Brand vs Personality

January 22, 2018


Some people support a brand because they like the actual product or service while others support it because they like the personality behind the brand. Having a personality behind a brand is something many companies do and it is easier to do if the business is small but the bigger it gets the more a brand then has to rely on a mascot in the form of a personality or some kind of character even if it is fictional. Tony the tiger, the monkey from coco pops, Super Mario or Crash Bandicoot and even Henry the Hoover.


However when it comes to personalities these are usually played by real people even if they are simply using their voice to go over the image of a character but when a real person is being used including their face this means how they act outside of business can play a part.


 Arsenal, one of the world's most recognized soccer clubs, has it's own personality mascot called Gunnersaurus


Imagine you are a supporter of a particular publication for whatever reason and every time you go to this publication, it is presented to you by a particular person. You follow them on social media and like a lot of their posts and then you realize something... they don’t have the same political views as you or they have a different kind of religious belief. Maybe their views on the current prime minister or president conflict with people that like the brand. There is a fine line between brand and personality when you factor in the individual personality on their own beliefs which is why people representing a brand end up having their social media scrutinized by the public.

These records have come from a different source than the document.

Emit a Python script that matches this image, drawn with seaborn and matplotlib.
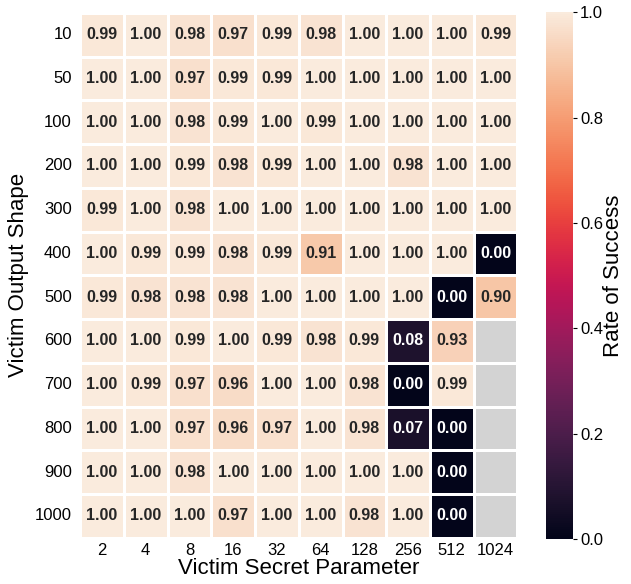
import numpy as np
import pandas as pd
import seaborn as sns
import matplotlib.pyplot as plt

# Data
secret_params = [2, 4, 8, 16, 32, 64, 128, 256, 512, 1024]
output_shapes = [10, 50, 100, 200, 300, 400, 500, 600, 700, 800, 900, 1000]
nan = np.nan
success = [
    [0.99, 1.00, 0.98, 0.97, 0.99, 0.98, 1.00, 1.00, 1.00, 0.99],
    [1.00, 1.00, 0.97, 0.99, 0.99, 1.00, 1.00, 1.00, 1.00, 1.00],
    [1.00, 1.00, 0.98, 0.99, 1.00, 0.99, 1.00, 1.00, 1.00, 1.00],
    [1.00, 1.00, 0.99, 0.98, 0.99, 1.00, 1.00, 0.98, 1.00, 1.00],
    [0.99, 1.00, 0.98, 1.00, 1.00, 1.00, 1.00, 1.00, 1.00, 1.00],
    [1.00, 0.99, 0.99, 0.98, 0.99, 0.91, 1.00, 1.00, 1.00, 0.00],
    [0.99, 0.98, 0.98, 0.98, 1.00, 1.00, 1.00, 1.00, 0.00, 0.90],
    [1.00, 1.00, 0.99, 1.00, 0.99, 0.98, 0.99, 0.08, 0.93, nan],
    [1.00, 0.99, 0.97, 0.96, 1.00, 1.00, 0.98, 0.00, 0.99, nan],
    [1.00, 1.00, 0.97, 0.96, 0.97, 1.00, 0.98, 0.07, 0.00, nan],
    [1.00, 1.00, 0.98, 1.00, 1.00, 1.00, 1.00, 1.00, 0.00, nan],
    [1.00, 1.00, 1.00, 0.97, 1.00, 1.00, 0.98, 1.00, 0.00, nan],
]

df = pd.DataFrame(success, index=output_shapes, columns=secret_params)

plt.rcParams['font.family'] = ['Liberation Sans', 'DejaVu Sans']

fig = plt.figure(figsize=(6.31, 5.84), dpi=100)
ax = fig.add_axes([0.127, 0.079, 0.693, 0.899])
cax = fig.add_axes([0.865, 0.077, 0.043, 0.902])

ax.set_facecolor('lightgray')
sns.heatmap(df, ax=ax, cbar_ax=cax, cmap='rocket', vmin=0, vmax=1,
            annot=True, fmt='.2f', linewidths=1, linecolor='white',
            annot_kws={'fontsize': 11.5, 'fontweight': 'bold'},
            cbar_kws={'label': 'Rate of Success'})

ax.set_xlabel('Victim Secret Parameter', fontsize=16, labelpad=0)
ax.set_ylabel('Victim Output Shape', fontsize=16, labelpad=4)
ax.tick_params(axis='x', labelsize=12, length=0, pad=4)
ax.tick_params(axis='y', labelsize=12, length=0, pad=6, rotation=0)
cax.tick_params(labelsize=12, length=3, pad=2)
cax.set_ylabel('Rate of Success', fontsize=16, labelpad=0)

fig.savefig('out.png', dpi=100)
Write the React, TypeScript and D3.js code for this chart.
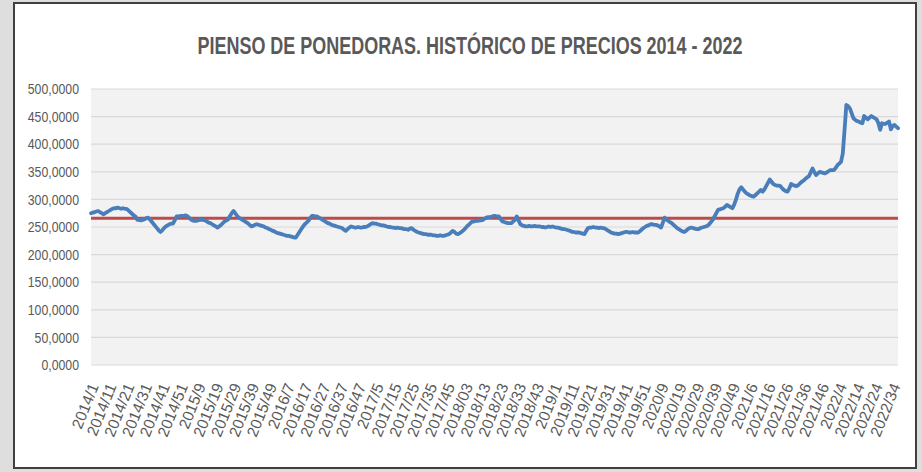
import React from "react";
import * as d3 from "d3";

// weekly feed price
const v2014 = [275, 276, 277, 278, 279, 277, 275, 273, 275, 277, 279, 281, 283, 284, 284, 285, 284, 283, 284, 283, 283, 280, 277, 274, 271, 269, 263, 263, 262, 263, 264, 266, 267, 264, 260, 256, 252, 248, 244, 241, 244, 248, 251, 253, 255, 256, 256, 262, 269, 269, 270, 270];
const v2015 = [270, 271, 270, 267, 264, 262, 261, 261, 262, 263, 263, 263, 262, 260, 258, 257, 255, 253, 251, 249, 251, 254, 257, 260, 262, 264, 270, 275, 279, 275, 270, 267, 265, 263, 261, 259, 257, 254, 251, 252, 254, 255, 254, 253, 252, 251, 249, 248, 246, 245, 243, 242];
const v2016 = [240, 239, 238, 237, 236, 235, 234, 234, 233, 232, 231, 231, 236, 241, 246, 251, 255, 258, 261, 266, 270, 270, 269, 269, 267, 265, 263, 261, 259, 257, 256, 254, 253, 252, 251, 250, 249, 248, 245, 243, 246, 249, 251, 250, 249, 249, 250, 249, 249, 250, 250, 251];
const v2017 = [253, 255, 257, 256, 256, 255, 254, 253, 253, 252, 251, 250, 250, 249, 249, 248, 249, 248, 248, 247, 246, 246, 245, 247, 248, 245, 243, 241, 240, 239, 238, 237, 237, 236, 236, 236, 235, 235, 234, 234, 235, 234, 234, 235, 236, 237, 240, 243, 241, 238, 237, 239];
const v2018 = [241, 244, 247, 251, 254, 257, 260, 260, 261, 261, 262, 262, 263, 265, 267, 268, 268, 269, 270, 270, 269, 269, 264, 260, 259, 258, 257, 257, 257, 260, 263, 269, 262, 255, 253, 252, 251, 251, 252, 251, 251, 252, 251, 251, 251, 250, 250, 249, 250, 251, 250, 251];
const v2019 = [250, 249, 249, 248, 247, 246, 246, 245, 244, 243, 241, 241, 240, 240, 240, 239, 238, 237, 243, 248, 249, 249, 250, 249, 249, 248, 249, 248, 248, 246, 244, 242, 240, 239, 238, 238, 237, 238, 239, 240, 241, 241, 240, 240, 241, 240, 240, 240, 242, 245, 248, 250];
const v2020 = [252, 253, 255, 255, 254, 254, 253, 251, 249, 258, 267, 264, 261, 259, 257, 254, 251, 248, 246, 244, 242, 241, 243, 246, 248, 249, 248, 247, 246, 246, 248, 249, 250, 251, 252, 255, 259, 263, 269, 275, 281, 282, 283, 284, 287, 290, 288, 286, 284, 290, 299, 310, 318];
const v2021 = [322, 318, 314, 311, 309, 307, 306, 305, 308, 311, 314, 317, 314, 318, 324, 330, 336, 332, 328, 326, 325, 325, 324, 320, 317, 315, 314, 320, 328, 326, 325, 324, 326, 329, 332, 334, 337, 340, 342, 349, 356, 350, 344, 347, 350, 349, 348, 347, 349, 351, 353, 353];
const v2022 = [353, 357, 362, 365, 368, 383, 426, 471, 469, 465, 456, 447, 444, 442, 441, 439, 438, 451, 448, 445, 448, 451, 449, 447, 445, 438, 426, 438, 437, 437, 439, 441, 427, 433, 435, 432, 429];

const years = [2014, 2015, 2016, 2017, 2018, 2019, 2020, 2021, 2022];
const seriesByYear = [v2014, v2015, v2016, v2017, v2018, v2019, v2020, v2021, v2022];
const mediaHistorica = 266;
const yTicks = [0, 50, 100, 150, 200, 250, 300, 350, 400, 450, 500];
const title = "PIENSO DE PONEDORAS. HISTÓRICO DE PRECIOS 2014 - 2022";

// categories "year/week" (2018 is written with two digits in the source sheet)
const categories: string[] = [];
const values: number[] = [];
seriesByYear.forEach((arr, k) => {
  arr.forEach((v, w) => {
    const wk = years[k] === 2018 ? String(w + 1).padStart(2, "0") : String(w + 1);
    categories.push(`${years[k]}/${wk}`);
    values.push(v);
  });
});

const W = 922;
const H = 472;
const plot = { left: 91, right: 898, top: 89, bottom: 365 };
const txt = "#595959";
const font = "'Liberation Sans', Arial, sans-serif";

const esFormat = d3.formatLocale({ decimal: ",", thousands: ".", grouping: [3], currency: ["", "€"] }).format(".4f");

export default function App() {
  const x = d3.scalePoint<string>().domain(categories).range([plot.left, plot.right]);
  const y = d3.scaleLinear().domain([0, 500]).range([plot.bottom, plot.top]);

  const line = d3
    .line<number>()
    .x((d, i) => x(categories[i]) as number)
    .y((d) => y(d));

  const labelled = categories.filter((c, i) => i % 10 === 0);

  return (
    <svg width={W} height={H} style={{ position: "absolute", left: 0, top: 0 }}>
      <rect x={0} y={0} width={W} height={H} fill="#dedede" />
      <rect x={14} y={3} width={902} height={465} fill="#ffffff" stroke="#404040" strokeWidth={2} />

      <text
        x={470}
        y={54}
        textAnchor="middle"
        fontFamily={font}
        fontWeight="bold"
        fontSize={23}
        fill={txt}
        textLength={545}
        lengthAdjust="spacingAndGlyphs"
      >
        {title}
      </text>

      <rect x={plot.left} y={plot.top} width={plot.right - plot.left} height={plot.bottom - plot.top} fill="#f2f2f2" />
      {yTicks.map((t) => (
        <g key={t}>
          <line x1={plot.left} x2={plot.right} y1={y(t)} y2={y(t)} stroke="#d9d9d9" strokeWidth={1.2} />
          <text
            transform={`translate(79,${y(t)}) scale(0.82,1)`}
            dy="0.35em"
            textAnchor="end"
            fontFamily={font}
            fontSize={15}
            fill={txt}
          >
            {esFormat(t)}
          </text>
        </g>
      ))}

      <line
        x1={plot.left}
        x2={plot.right}
        y1={y(mediaHistorica)}
        y2={y(mediaHistorica)}
        stroke="#be4b48"
        strokeWidth={3}
      />
      <path
        d={line(values) ?? ""}
        fill="none"
        stroke="#4a7ebb"
        strokeWidth={3.8}
        strokeLinejoin="round"
        strokeLinecap="round"
      />

      {labelled.map((c) => (
        <text
          key={c}
          transform={`translate(${(x(c) as number) + 3},384) rotate(-68)`}
          dy="0.35em"
          textAnchor="end"
          fontFamily={font}
          fontSize={15.5}
          fill={txt}
        >
          {c}
        </text>
      ))}
    </svg>
  );
}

What you need to do if you have a brand is decide if you mind people knowing the real you or if you prefer to give a sanitized version of yourself, both choices have their pros and cons. If you decide to be outspoken or express some of your beliefs you will no doubt connect with people who feel the same way but you will also end up upsetting people who don’t.


 So many comedians are known to be controversial in their stand ups and political views, such as the stand up of Eddie Griffin's Freedom of Speech

If you want to go for a more sanitized social media presence then you may actually lose supporters as they will start thinking that your social media is just a generic account run by a marketing firm but on the flip side you will avoid being publically scrutinized as you won’t be partaking in anything worthy of gossip.


In any case social media has changed everything for branding as far as personalities are concerned and it is now very common for key spokes people and celebrities who endorse brands to have their old social media posts brought back to light by all kinds of interest groups who do so for their own reasons. If you have said something the masses doesn’t agree with it really doesn’t matter when you said it because the context can be removed and depending on what you said it could be damaging for your brand.


 The founder of the iconic 90s clothing brand Tommy Hilfiger, went from being a famous brand for diversity, to being caught up in a racist scandal, which sparked uproar and lost many sale losses



The key thing to remember here is that playing it safe doesn’t always work as you don’t know what people may find offensive 6 months from now or even 6 days.


Be careful as your personality online will be part of your brand.